唐劲一肚子的气,刚出了个头就没地儿撒了!结果唐劲卡在那儿足足两秒,哼哼着凑过去捉了简丹狠狠啃了好几下,这才继续**的活儿去了。
简丹由着唐劲闹腾;末了见唐劲不是罢工,不由微微一笑,过去亲了唐劲一下。
于是唐劲酒窝一冒,心情彻底好回来了!
……
他们忙到十一点二十,所有馅料择洗、切剁完毕,去吃饭。
大院儿里的食堂,瞧着窗口与窗口都一样,桌子和桌子也没什么不同,其实没准儿大有讲究——窗口上是没挂牌子,但头儿们一个,校官尉官们一个,士官们一个,义务兵另一个。
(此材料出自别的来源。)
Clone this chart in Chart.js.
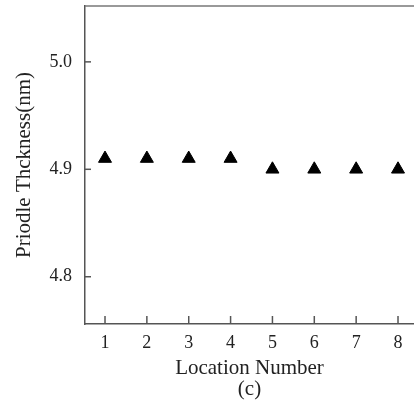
<!DOCTYPE html>
<html>
<head>
<meta charset="utf-8">
<script src="https://cdn.jsdelivr.net/npm/chart.js@4/dist/chart.umd.min.js"></script>
<style>
  html, body { margin: 0; padding: 0; background: #fff; }
  #wrap { width: 414px; height: 401px; }
</style>
</head>
<body>
<div id="wrap"><canvas id="chart" width="414" height="401"></canvas></div>
<script>
const locations = [1, 2, 3, 4, 5, 6, 7, 8];
const thickness = [4.91, 4.91, 4.91, 4.91, 4.90, 4.90, 4.90, 4.90];
const yTicks = [4.8, 4.9, 5.0];
const xTicks = [1, 2, 3, 4, 5, 6, 7, 8];

const serif = "'Liberation Serif', 'DejaVu Serif', serif";
const axisColor = "#555";

// ticks point inward and the frame has a top edge, so draw those by hand
const frame = {
  id: "frame",
  afterDraw(chart) {
    const ctx = chart.ctx;
    const a = chart.chartArea;
    const xs = chart.scales.x, ys = chart.scales.y;
    ctx.save();
    ctx.strokeStyle = "#777";
    ctx.lineWidth = 1.5;
    ctx.beginPath();
    ctx.moveTo(a.left, a.top);
    ctx.lineTo(a.right, a.top);
    ctx.stroke();
    ctx.strokeStyle = axisColor;
    xTicks.forEach(v => {
      const px = xs.getPixelForValue(v);
      ctx.beginPath();
      ctx.moveTo(px, a.bottom);
      ctx.lineTo(px, a.bottom - 8);
      ctx.stroke();
    });
    yTicks.forEach(v => {
      const py = ys.getPixelForValue(v);
      ctx.beginPath();
      ctx.moveTo(a.left, py);
      ctx.lineTo(a.left + 6, py);
      ctx.stroke();
    });
    ctx.restore();
  }
};

function noPad(s) {
  s.paddingLeft = 0; s.paddingRight = 0; s.paddingTop = 0; s.paddingBottom = 0;
}

new Chart(document.getElementById("chart").getContext("2d"), {
  type: "scatter",
  data: {
    datasets: [{
      data: locations.map((x, i) => ({ x: x, y: thickness[i] })),
      pointStyle: "triangle",
      pointRadius: 7.5,
      backgroundColor: "#000",
      borderColor: "#000",
      borderWidth: 1
    }]
  },
  options: {
    responsive: false,
    animation: false,
    layout: { autoPadding: false, padding: { top: 6, left: 0, right: 0, bottom: 0 } },
    plugins: { legend: { display: false }, tooltip: { enabled: false } },
    scales: {
      x: {
        type: "linear",
        min: 0.522,
        max: 8.382,
        afterBuildTicks: s => { s.ticks = xTicks.map(v => ({ value: v })); },
        afterFit: s => { s.height = 77; noPad(s); },
        grid: { display: false, drawTicks: false },
        border: { display: true, color: axisColor, width: 1.5 },
        ticks: { color: "#222", padding: 8, font: { family: serif, size: 18 } },
        title: {
          display: true,
          text: ["Location Number", "(c)"],
          color: "#222",
          padding: { top: 0, bottom: 1 },
          font: { family: serif, size: 21, lineHeight: 1.0 }
        }
      },
      y: {
        min: 4.756,
        max: 5.052,
        afterBuildTicks: s => { s.ticks = yTicks.map(v => ({ value: v })); },
        afterFit: s => { s.width = 85; noPad(s); },
        grid: { display: false, drawTicks: false },
        border: { display: true, color: axisColor, width: 1.5 },
        ticks: {
          color: "#222",
          padding: 13,
          font: { family: serif, size: 18 },
          callback: v => Number(v).toFixed(1)
        },
        title: {
          display: true,
          text: "Priodle Thckness(nm)",
          color: "#222",
          padding: { top: 12, bottom: 0 },
          font: { family: serif, size: 21 }
        }
      }
    }
  },
  plugins: [frame]
});
</script>
</body>
</html>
桌子上是没放名匾,可领导的座,要么有领导坐着,要么空着,其他人宁愿挤一挤,也不会过去。
甚至于,人事变动、拔擢升迁,看那人坐的位置动没动挪没挪,就知道了。
这倒也不是什么铁律。有的单位一直如此,也便传了下来。有的单位官兵一家亲,或者单位本身就小,那就不大讲这些了。
然而物以类聚、人以群分,到底会有一些影子。
唐劲还真不清楚这些。老营里杨队不拘这个——杨队压根不需要!几个中队长来软的有一套,来硬的有绝活儿,也同样不需要。
再说了,另一方面而言,大家干的都是一样的活儿,彼此多狼狈的模样也见过,端个架子能有人理么?!
至于侯政……
人侯政背着手端着他那大黑脸走到哪儿,还没训上一句,方圆五米之内,早已人鸟绝迹!除非队列那,或者熄灯睡觉了。
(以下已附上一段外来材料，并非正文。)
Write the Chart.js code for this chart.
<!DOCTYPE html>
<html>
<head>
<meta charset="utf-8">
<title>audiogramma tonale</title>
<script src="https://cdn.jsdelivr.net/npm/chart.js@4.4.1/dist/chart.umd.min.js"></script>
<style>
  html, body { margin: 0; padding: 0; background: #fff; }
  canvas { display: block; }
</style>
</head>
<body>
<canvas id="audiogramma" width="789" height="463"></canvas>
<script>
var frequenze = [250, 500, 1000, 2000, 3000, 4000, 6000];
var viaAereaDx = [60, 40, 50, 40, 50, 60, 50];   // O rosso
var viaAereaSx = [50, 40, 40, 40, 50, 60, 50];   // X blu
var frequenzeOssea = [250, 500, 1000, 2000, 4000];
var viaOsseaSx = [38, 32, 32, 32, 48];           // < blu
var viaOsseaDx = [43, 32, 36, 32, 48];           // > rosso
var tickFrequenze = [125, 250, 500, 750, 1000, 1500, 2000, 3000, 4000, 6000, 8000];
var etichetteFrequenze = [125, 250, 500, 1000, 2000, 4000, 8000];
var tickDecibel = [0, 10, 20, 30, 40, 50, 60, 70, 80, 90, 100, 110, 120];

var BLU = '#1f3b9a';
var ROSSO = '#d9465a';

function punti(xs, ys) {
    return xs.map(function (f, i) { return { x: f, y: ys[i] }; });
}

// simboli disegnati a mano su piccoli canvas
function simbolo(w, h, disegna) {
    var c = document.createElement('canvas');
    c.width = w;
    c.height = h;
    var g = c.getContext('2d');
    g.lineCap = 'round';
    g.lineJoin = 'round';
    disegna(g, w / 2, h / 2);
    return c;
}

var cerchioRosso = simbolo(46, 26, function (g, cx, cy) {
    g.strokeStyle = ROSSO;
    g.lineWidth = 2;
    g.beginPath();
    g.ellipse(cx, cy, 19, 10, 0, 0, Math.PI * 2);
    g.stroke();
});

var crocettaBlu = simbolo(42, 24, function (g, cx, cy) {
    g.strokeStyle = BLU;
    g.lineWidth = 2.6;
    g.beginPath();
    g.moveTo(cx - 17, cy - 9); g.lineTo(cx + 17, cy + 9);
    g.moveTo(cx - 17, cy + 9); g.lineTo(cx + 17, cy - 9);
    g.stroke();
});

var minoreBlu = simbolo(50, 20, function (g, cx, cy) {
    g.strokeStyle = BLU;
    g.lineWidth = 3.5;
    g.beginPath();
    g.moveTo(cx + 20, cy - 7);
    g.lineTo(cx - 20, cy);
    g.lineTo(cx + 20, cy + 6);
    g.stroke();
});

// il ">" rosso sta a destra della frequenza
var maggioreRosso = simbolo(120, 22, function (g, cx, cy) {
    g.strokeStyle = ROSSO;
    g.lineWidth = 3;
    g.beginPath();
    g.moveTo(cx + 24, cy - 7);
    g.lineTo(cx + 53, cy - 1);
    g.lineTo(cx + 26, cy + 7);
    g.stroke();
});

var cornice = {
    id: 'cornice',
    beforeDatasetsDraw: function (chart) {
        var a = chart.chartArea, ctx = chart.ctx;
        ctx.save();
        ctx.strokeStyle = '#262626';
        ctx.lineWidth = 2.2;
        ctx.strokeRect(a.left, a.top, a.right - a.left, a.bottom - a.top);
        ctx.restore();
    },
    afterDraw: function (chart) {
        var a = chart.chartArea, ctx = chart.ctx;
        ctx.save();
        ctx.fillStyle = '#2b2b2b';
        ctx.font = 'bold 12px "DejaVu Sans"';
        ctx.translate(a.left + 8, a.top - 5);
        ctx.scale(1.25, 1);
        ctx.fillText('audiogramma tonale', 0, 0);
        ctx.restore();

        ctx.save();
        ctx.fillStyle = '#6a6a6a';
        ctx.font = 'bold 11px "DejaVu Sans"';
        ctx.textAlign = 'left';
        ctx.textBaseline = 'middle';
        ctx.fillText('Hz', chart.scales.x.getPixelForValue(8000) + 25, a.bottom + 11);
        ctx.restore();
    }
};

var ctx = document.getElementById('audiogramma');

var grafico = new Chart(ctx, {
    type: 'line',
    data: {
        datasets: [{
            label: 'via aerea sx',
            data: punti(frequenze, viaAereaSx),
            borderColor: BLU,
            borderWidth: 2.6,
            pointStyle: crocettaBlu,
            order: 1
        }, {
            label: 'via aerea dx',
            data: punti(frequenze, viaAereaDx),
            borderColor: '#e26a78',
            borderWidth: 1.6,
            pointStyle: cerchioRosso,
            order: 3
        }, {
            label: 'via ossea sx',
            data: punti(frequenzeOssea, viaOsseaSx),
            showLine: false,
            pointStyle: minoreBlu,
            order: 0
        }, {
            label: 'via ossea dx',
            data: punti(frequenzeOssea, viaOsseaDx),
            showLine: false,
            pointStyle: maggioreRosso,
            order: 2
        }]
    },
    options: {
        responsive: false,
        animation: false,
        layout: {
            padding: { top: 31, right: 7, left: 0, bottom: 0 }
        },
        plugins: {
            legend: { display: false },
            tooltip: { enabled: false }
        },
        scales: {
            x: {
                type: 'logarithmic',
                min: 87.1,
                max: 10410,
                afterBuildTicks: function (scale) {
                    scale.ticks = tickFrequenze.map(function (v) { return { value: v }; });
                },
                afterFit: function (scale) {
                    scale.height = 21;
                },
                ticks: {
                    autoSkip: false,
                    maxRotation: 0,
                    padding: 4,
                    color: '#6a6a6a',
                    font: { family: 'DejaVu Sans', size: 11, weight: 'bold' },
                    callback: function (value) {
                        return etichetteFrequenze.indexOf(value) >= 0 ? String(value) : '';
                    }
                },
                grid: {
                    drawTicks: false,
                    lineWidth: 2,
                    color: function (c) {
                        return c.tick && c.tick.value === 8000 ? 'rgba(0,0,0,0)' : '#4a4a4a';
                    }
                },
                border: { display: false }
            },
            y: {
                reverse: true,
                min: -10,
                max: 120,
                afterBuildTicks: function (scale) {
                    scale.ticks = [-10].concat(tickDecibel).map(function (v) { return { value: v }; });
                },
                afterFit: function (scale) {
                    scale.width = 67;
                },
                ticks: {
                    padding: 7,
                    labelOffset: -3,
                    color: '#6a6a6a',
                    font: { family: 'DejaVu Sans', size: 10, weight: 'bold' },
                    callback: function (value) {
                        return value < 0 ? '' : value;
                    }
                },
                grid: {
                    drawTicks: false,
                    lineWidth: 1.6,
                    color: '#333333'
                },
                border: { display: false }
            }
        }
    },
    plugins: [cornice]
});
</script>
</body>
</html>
而唐劲眼神儿贼好!一看就发现小周他们几个排在左边一窗口前,那窗口往右数两个,则等着两个少校……其中一个戴眼镜,不是技术就是文职…
于是唐劲左右一瞧,跟小周彼此点了个头打招呼,立马奔中间那个去了。
简丹上辈子各单位食堂吃得多了,各种情况都见过,此刻便看得莞尔。他们昨晚急着回去休息,又来得晚了,食堂里几乎没人,哪个窗口都一样。不过这会儿人多了些,所以简丹就瞅着唐劲的背影玩味儿琢磨了一回——嗨,你到底是冲着那窗口前空无一人去的呢,还是心明眼亮、审时度势,天生本能就知道绕开泥沼与雷区哈?
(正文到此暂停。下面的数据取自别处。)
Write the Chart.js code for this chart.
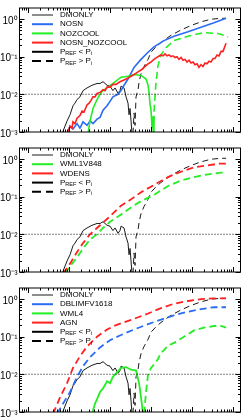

而后简丹跟过去端餐盘,正好瞧见那打餐的士官瞄了一眼唐劲的绷带手,问都不问,盛完唐劲点的东西,直接又给盖了两个荷包蛋!
简丹莞尔。
……
两人一人一个盘子往回走。
“病号餐,哈?”
“嗐,这哪能算啊!”
前两天在老营,唐劲那是中午牛腩盖浇饭、晚上葱油手擀面,想吃什么吃什么!十四号的午餐,唐劲还端着一盘白米饭,弄了俩私房小炒——大家都熟,唐劲再把人那么一瞅,炊事班那几个怎么抵得住!
再说了,病号餐本来就该特餐特做,哪能委屈自家兄弟。军区总医院里躺着的那些个,太远够不着,眼前这个,可得养好了!
至于小炒,那是麻烦……
不过可以炒多一点,不愁没人解决!
食堂是上个世纪五六十年代的老房子,牢固结实,宽敞高阔;八十年代的吊扇日光灯,新灯管旧灯管,一律擦得干干净净;九十年代做的外墙内墙,铝合金窗落地玻璃门,闪闪发亮;两千年的悬挂电视机,不知是打理得好还是刚买不久,瞧着足有八九成新。